On Thursday President Alberto Fernández formally promulgated the abortion law and the Thousand Days Plan to assist women going ahead with their pregnancies, celebrating that he had “kept my word.”

HEALTH REOFRM UNREST

With a reform of the health system in the air, CGT trade unionists huddled on Tuesday to defend their obras sociales healthcare schemes, even hinting at a strike at the end of this month. Vice-President Cristina Fernández de Kirchner’s proposal last month of an “integral reform” merging public and private sectors with the obras sociales into a single system is viewed as an existential threat since these healthcare schemes account for much of trade union funding, even if deeply in the red and strained by the pandemic “multiplying their costs exponentially,” according to the CGT statement issued after the meeting.

EVO MORALES HAS COVID

Former Bolivian president Evo Morales, stricken with Covid-19 in midweek, revealed on Thursday that the governments of Argentina, Cuba and Venezuela had all offered him treatment in their countries but that he was being treated in a Cochabamba clinic by doctors from elsewhere, reportedly Cuban. His contagion apparently stemmed from intense campaign activity in preparation for Bolivia’s local elections on March 7. Bolivia, with 11.5 million inhabitants, is heading towards 10,000 deaths from coronavirus with the ex-president joining 178,810 citizens infected at the time of his contagion.

GOLFER CABRERA ARRESTED

Golfer Angel Cabrera, 51, wanted by Interpol on domestic violence charges, was arrested in Rio de Janeiro’s upscale Leblon neighbourhood on Thursday, and will be extradited to Argentina to stand trial, Brazilian police said. Winner of two majors (the US Open in 2007 and the Masters in 2009), Cabrera has been a fugitive since mid-August with an Interpol red notice issued in September. No date has been announced for his extradition. Cabrera faces complaints of abuse and violence from three different women – his current estranged partner, Cecilia Torres Mana, his ex-wife Silvia Rivadero, mother of his two children, and ex-partner Micaela Escudero.  

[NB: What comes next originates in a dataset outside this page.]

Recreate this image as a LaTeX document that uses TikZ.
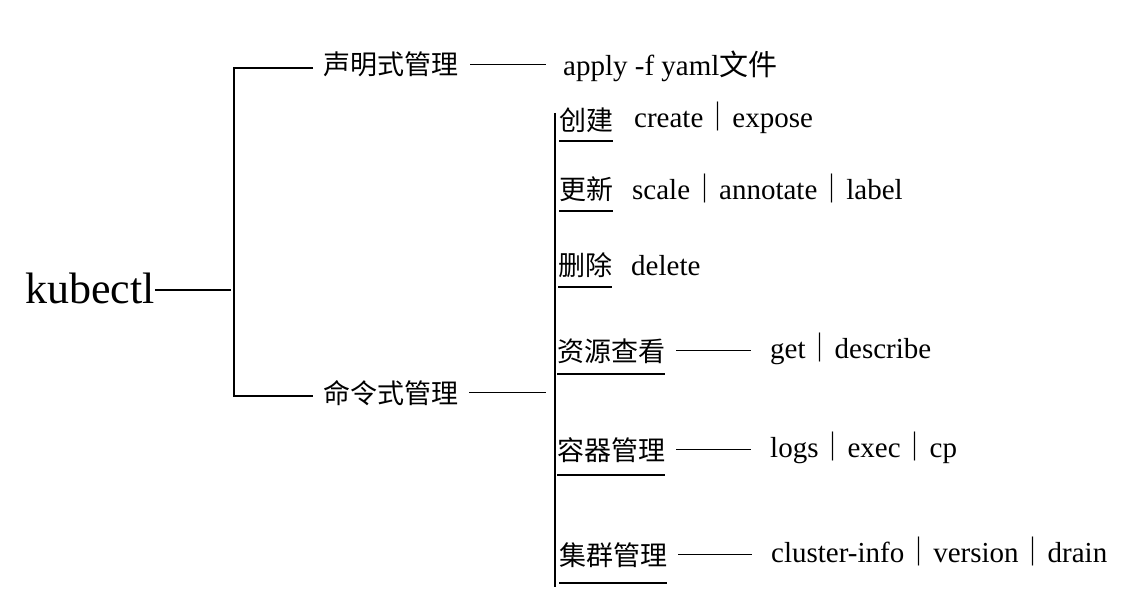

FOOTBALLER ACCUSED OF ABUSE

Boca Juniors and national team footballer Cristian Pavón, 24, currently playing for Los Angeles Galaxy, has been denounced by nurse Marisol Doyle, 34, for sexual abuse at her expense at a party in Córdoba 14 months ago, also claiming that she was unable to continue in her job as a result. Pavón’s lawyers attribute the charges to attempted extortion by Doyle (a Boca fan).